Mencionaba la semana pasada que unos cuantos amigos y conocidos han regresado a nuestra ciudad. Consiguen un nuevo trabajo allí, o logran que los trasladen a la provincia sin cambiar de puesto o metiéndolos en un curro parecido, y se establecen otra vez en el lugar donde crecieron. También hay gente que se cansa de dar tumbos o que añora las calles de su infancia y adolescencia y abandona la ruta y regresa. A mí me va a venir muy bien para esos fines de semana en que vuelvo a Zamora. Reconozco que en algunas ocasiones me daba pereza ir de viernes a domingo porque los pocos colegas que quedaban allí se iban fuera el fin de semana o se venían un par de tardes a Madrid o directamente no salían. A partir de ahora será distinto. Me contaba una amiga, madre reciente, las ventajas que estaba encontrando en la ciudad (lógico: es más fácil criar a un bebé en Zamora que en Madrid). Entre ellas, la ventaja de poder salir hasta el parque más próximo con el cochecito del niño y darse una vuelta con calma sin tener que tomar antes el metro, el autobús o su coche. O ir al trabajo dando un paseo de mañana, sin prisas y sin tanto tráfico y sin tener que subirse a los transportes públicos. O tener a mano a la familia. A mí Madrid me gusta, pero es una ciudad poco recomendable para bebés, madres y ancianos.
Parece que la tendencia va siendo esa, a medida que cumplimos años: volver. No sé si la frase me la dijo alguien en Semana Santa o si me acaba de venir a mí a las mientes. Es probable que sea lo primero. Una vez que la gente forma una familia o intenta formarla hace lo que sea para regresar.
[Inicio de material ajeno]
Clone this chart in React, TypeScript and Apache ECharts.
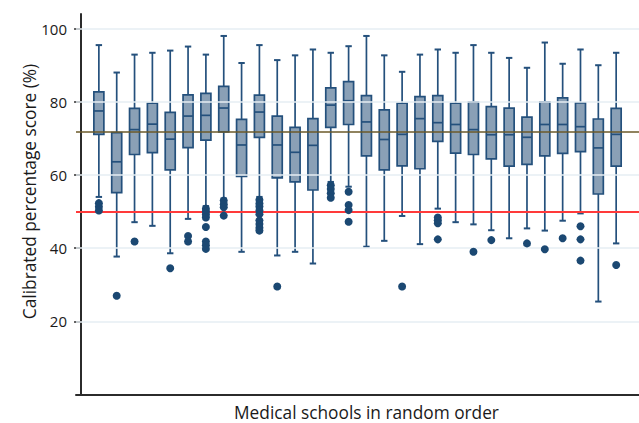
import React, { useEffect, useRef } from "react";
import * as echarts from "echarts";

// School index 1..30 (random order)
const schools = [
  1, 2, 3, 4, 5, 6, 7, 8, 9, 10, 11, 12, 13, 14, 15,
  16, 17, 18, 19, 20, 21, 22, 23, 24, 25, 26, 27, 28, 29, 30,
];
const whiskerLow = [
  54.0, 37.7, 47.1, 46.1, 38.6, 48.0, 51.5, 53.6, 39.0, 54.0, 38.0, 39.0, 35.8, 58.1, 56.8,
  40.4, 42.0, 48.8, 41.1, 50.8, 47.1, 46.5, 44.9, 42.7, 45.4, 44.8, 47.5, 49.5, 25.4, 41.3,
];
const q1 = [
  71.1, 55.2, 65.6, 66.1, 61.4, 67.5, 69.5, 71.8, 59.6, 70.3, 59.2, 58.1, 55.9, 73.0, 73.8,
  65.2, 61.4, 62.5, 61.7, 69.2, 66.0, 65.6, 64.4, 62.4, 62.9, 65.2, 65.9, 66.4, 54.8, 62.4,
];
const medians = [
  77.5, 63.6, 72.4, 73.9, 69.8, 76.1, 76.3, 78.3, 68.2, 77.2, 68.2, 66.2, 68.1, 79.1, 80.3,
  74.5, 69.7, 71.1, 75.4, 74.3, 73.8, 72.4, 71.0, 71.0, 70.3, 73.8, 73.8, 73.2, 67.4, 71.1,
];
const q3 = [
  82.7, 71.6, 78.2, 79.6, 77.1, 81.9, 82.3, 84.2, 75.2, 81.8, 76.1, 73.0, 75.4, 83.8, 85.5,
  81.7, 77.8, 79.6, 81.4, 81.7, 79.6, 79.9, 78.7, 78.3, 75.8, 80.0, 81.1, 79.7, 75.3, 78.2,
];
const whiskerHigh = [
  95.5, 88.0, 92.9, 93.4, 94.0, 95.1, 92.9, 98.0, 90.6, 95.5, 91.4, 92.7, 94.3, 93.4, 95.2,
  98.0, 92.7, 88.2, 92.9, 94.3, 93.4, 95.5, 93.4, 92.0, 89.3, 96.2, 90.4, 94.3, 90.0, 93.4,
];
// Outliers per school
const outliers: number[][] = [
  [52.3, 51.3, 50.3],
  [27.0],
  [41.8],
  [],
  [34.5],
  [43.3, 41.8],
  [50.8, 50.0, 49.2, 48.4, 45.8, 41.8, 40.8, 39.8],
  [53.0, 52.0, 51.2, 48.9],
  [],
  [53.2, 52.2, 51.4, 50.3, 49.3, 47.6, 46.6, 45.6, 44.8],
  [29.5],
  [],
  [],
  [57.2, 56.2, 55.0, 53.8],
  [55.4, 51.8, 50.4, 47.2],
  [],
  [],
  [29.5],
  [],
  [48.4, 47.6, 46.8, 42.4],
  [],
  [39.0],
  [42.2],
  [],
  [41.3],
  [39.7],
  [42.7],
  [46.0, 42.4, 36.6],
  [],
  [35.4],
];
const yTickValues = [20, 40, 60, 80, 100];
const overallMean = 71.7;
const passMark = 50;
const xTitle = "Medical schools in random order";
const yTitle = "Calibrated percentage score (%)";

const BOX_FILL = "#8aa0b6";
const BOX_LINE = "#24507c";
const DOT = "#1b4872";
const FONT = "Open Sans";

export default function App() {
  const ref = useRef<HTMLDivElement>(null);
  useEffect(() => {
    if (!ref.current) return;
    const chart = echarts.init(ref.current, null, { renderer: "svg" });
    const boxData = schools.map((s, i) => [
      s,
      whiskerLow[i],
      q1[i],
      medians[i],
      q3[i],
      whiskerHigh[i],
    ]);
    const outlierData: number[][] = [];
    schools.forEach((s, i) => outliers[i].forEach((v) => outlierData.push([s, v])));

    chart.setOption({
      animation: false,
      backgroundColor: "#ffffff",
      grid: { left: 76, right: -11, top: 14, bottom: 28.5 },
      graphic: [
        {
          type: "text",
          x: 366.5,
          y: 412,
          style: {
            text: xTitle,
            fontFamily: FONT,
            fontSize: 17.3,
            fill: "#1a1a1a",
            textAlign: "center",
            textVerticalAlign: "middle",
          },
        },
        {
          type: "text",
          x: 29,
          y: 191.5,
          rotation: Math.PI / 2,
          style: {
            text: yTitle,
            fontFamily: FONT,
            fontSize: 17.3,
            fill: "#1a1a1a",
            textAlign: "center",
            textVerticalAlign: "middle",
          },
        },
      ],
      xAxis: {
        type: "value",
        min: -0.282,
        max: 31.28,
        axisLine: { show: true, onZero: false, lineStyle: { color: "#2b2b2b", width: 2 } },
        axisTick: { show: false },
        axisLabel: { show: false },
        splitLine: { show: false },
      },
      yAxis: {
        type: "value",
        min: 0,
        max: 104,
        axisLine: { show: true, lineStyle: { color: "#2b2b2b", width: 2 } },
        axisTick: {
          show: true,
          length: 7,
          customValues: yTickValues,
          lineStyle: { color: "#2b2b2b", width: 1.5 },
        },
        axisLabel: {
          customValues: yTickValues,
          margin: 9,
          fontFamily: FONT,
          fontSize: 15,
          color: "#1a1a1a",
        },
        splitLine: { show: false },
      },
      series: [
        {
          type: "line",
          data: [],
          silent: true,
          markLine: {
            silent: true,
            symbol: "none",
            label: { show: false },
            lineStyle: { color: "#e6eef3", width: 1.5, type: "solid" },
            data: yTickValues.map((v) => ({ yAxis: v })),
          },
        },
        {
          type: "line",
          data: [],
          silent: true,
          z: 3,
          markLine: {
            silent: true,
            symbol: "none",
            label: { show: false },
            data: [
              { yAxis: overallMean, lineStyle: { color: "#6b5a2a", width: 1.6, type: "solid" } },
              { yAxis: passMark, lineStyle: { color: "#ff3a3a", width: 2, type: "solid" } },
            ],
          },
        },
        {
          type: "custom",
          z: 4,
          data: boxData,
          renderItem: (params: any, api: any) => {
            const x = api.value(0);
            const lo = api.coord([x, api.value(1)]);
            const b1 = api.coord([x, api.value(2)]);
            const md = api.coord([x, api.value(3)]);
            const b3 = api.coord([x, api.value(4)]);
            const hi = api.coord([x, api.value(5)]);
            const cx = lo[0];
            const hw = 5;
            const cw = 3.2;
            const ls = { stroke: BOX_LINE, lineWidth: 1.7 };
            return {
              type: "group",
              children: [
                { type: "line", shape: { x1: cx, y1: b3[1], x2: cx, y2: hi[1] }, style: ls },
                { type: "line", shape: { x1: cx, y1: b1[1], x2: cx, y2: lo[1] }, style: ls },
                { type: "line", shape: { x1: cx - cw, y1: hi[1], x2: cx + cw, y2: hi[1] }, style: { stroke: BOX_LINE, lineWidth: 2 } },
                { type: "line", shape: { x1: cx - cw, y1: lo[1], x2: cx + cw, y2: lo[1] }, style: { stroke: BOX_LINE, lineWidth: 2 } },
                {
                  type: "rect",
                  shape: { x: cx - hw, y: b3[1], width: hw * 2, height: b1[1] - b3[1] },
                  style: { fill: BOX_FILL, stroke: BOX_LINE, lineWidth: 1.7 },
                },
                { type: "line", shape: { x1: cx - hw, y1: md[1], x2: cx + hw, y2: md[1] }, style: ls },
              ],
            };
          },
        },
        {
          type: "scatter",
          z: 5,
          data: outlierData,
          symbol: "circle",
          symbolSize: 8,
          itemStyle: { color: DOT, opacity: 1 },
        },
      ],
    });
    return () => chart.dispose();
  }, []);
  return (
    <div
      ref={ref}
      style={{ position: "fixed", left: 0, top: 0, width: 639, height: 423, background: "#fff" }}
    />
  );
}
En días pasados escuché que unos cuantos amigos más no descartaban volver en breve. Porque luego están otros factores: está la bebida más barata de los bares, están las tapas tiradas de precio, está todo a la vuelta de la esquina y eso es algo que el personal acaba necesitando. Tal vez cuando los bebés que han llegado (y los bebés que llegarán) crezcan y se conviertan en muchachos recién formados en el instituto, tal vez entonces esos mismos chavales se vean forzados a emigrar para buscarse un trabajo y empezará el ciclo de nuevo: regresarán con los años; y sus hijos, cuando los tengan, tendrán que irse a su vez. No sé si veremos el día en que ese ciclo se interrumpa. Aunque tampoco conviene a muchos habitantes. Zamora, no nos engañemos, se está construyendo a medida de las necesidades y posibilidades de la gente menos joven. En cuanto se masificara y con ello aumentasen los robos y los crímenes, el tráfico, las prisas, el caos y demás detalles propios de las ciudades grandes, ¿cuántos desearían volver atrás, a lo que tenían, al concepto de provincia con pocos sobresaltos y un ritmo de vida sosegado? Demasiados.
Charlando de estas y otras cosas, me preguntó alguien si yo volvería. No me fui por razones laborales, así que no veo el problema, en principio. Lo malo es que me he acostumbrado a algunas ventajas (culturales) de las que no sé si podría desprenderme. Se lo dije en broma (o no tan en broma) a una amiga la otra tarde: “Sería feliz en Zamora si pusieran la Fnac y una sala con películas en versión original”. Porque, en el fondo, no soy exigente. Pero mi vida parte de toda esa cultura. Sin merodear por librerías donde se consiguen todos los libros, tanto las novedades como las antiguallas, y sin ese cine en inglés o en francés o en alemán al que me he acostumbrado, y sin esos recitales poéticos a los que voy de vez en cuando, no estaría satisfecho por completo. Nunca se sabe. Y no sólo eso. Hay otra cuestión: la cantidad de enemigos que he dejado atrás, allí, en mi lugar de origen.